Perhaps audiences and critics were disappointed with the film given the involvement of numerous cinematic veterans, among them director John Frankenheimer (of “The Manchurian Candidate” and “Seconds” fame), writer David Seltzer (fresh off writing “The Omen”) and star Talia Shire (coming from “The Godfather” and “Rocky”). Frankenheimer commissioned Seltzer to write an original horror movie for him to make, and the writer came up with a story that feels like a bizarre combination of “The China Syndrome” and “Jaws,” where the mercury runoff from a paper mill is poisoning the local Native American population as well as the nearby wildlife, something that the owners of the mill are covering up.

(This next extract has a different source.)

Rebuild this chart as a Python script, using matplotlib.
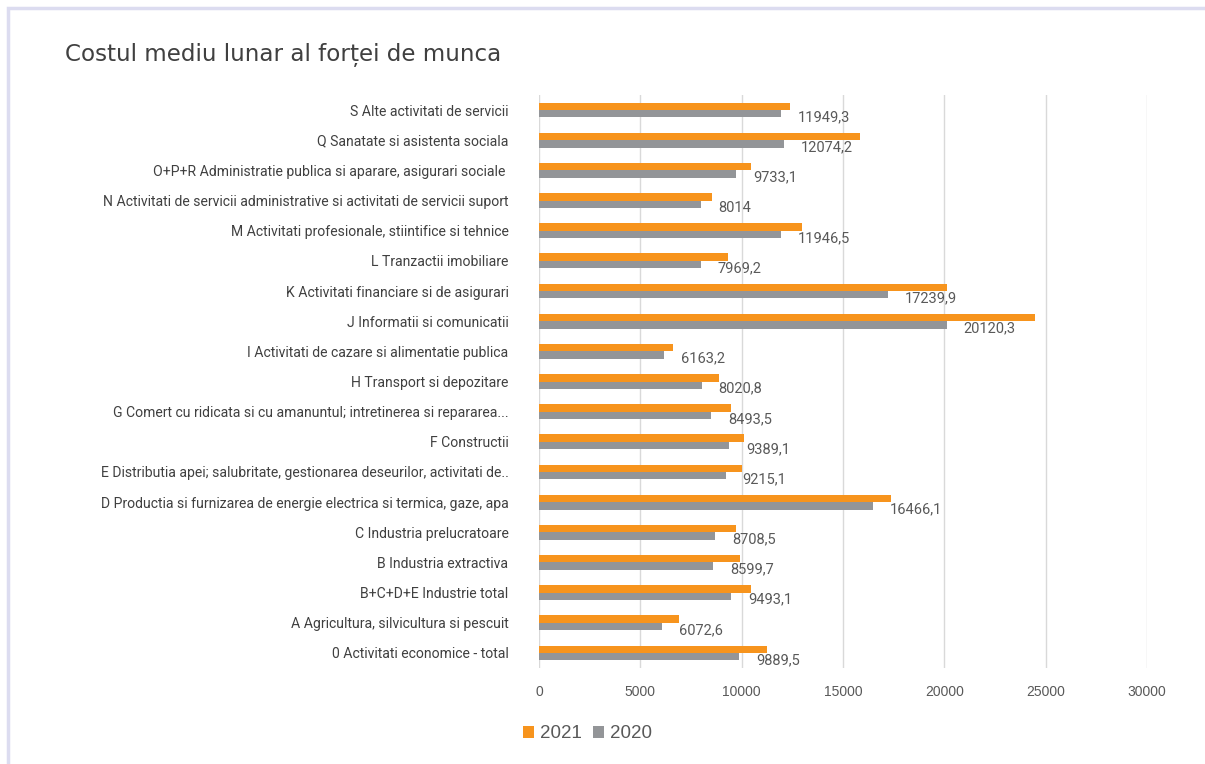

Until, that is, a creature begins murdering people in and around the mill, causing the EPA to send representatives played by Shire and Robert Foxworth to investigate. According to an interview on the Blu-Ray release, Seltzer believed Frankenheimer was surrounded by too many yes-men to keep a handle on the material, while according to Frankenheimer’s own memoir, his struggles with alcoholism proved highly distracting.
Yet while “Prophecy” is a little out of control, it’s never dull, and its heady mixture of social and environmental commentary mixed with B-movie thrills is memorably special as a result.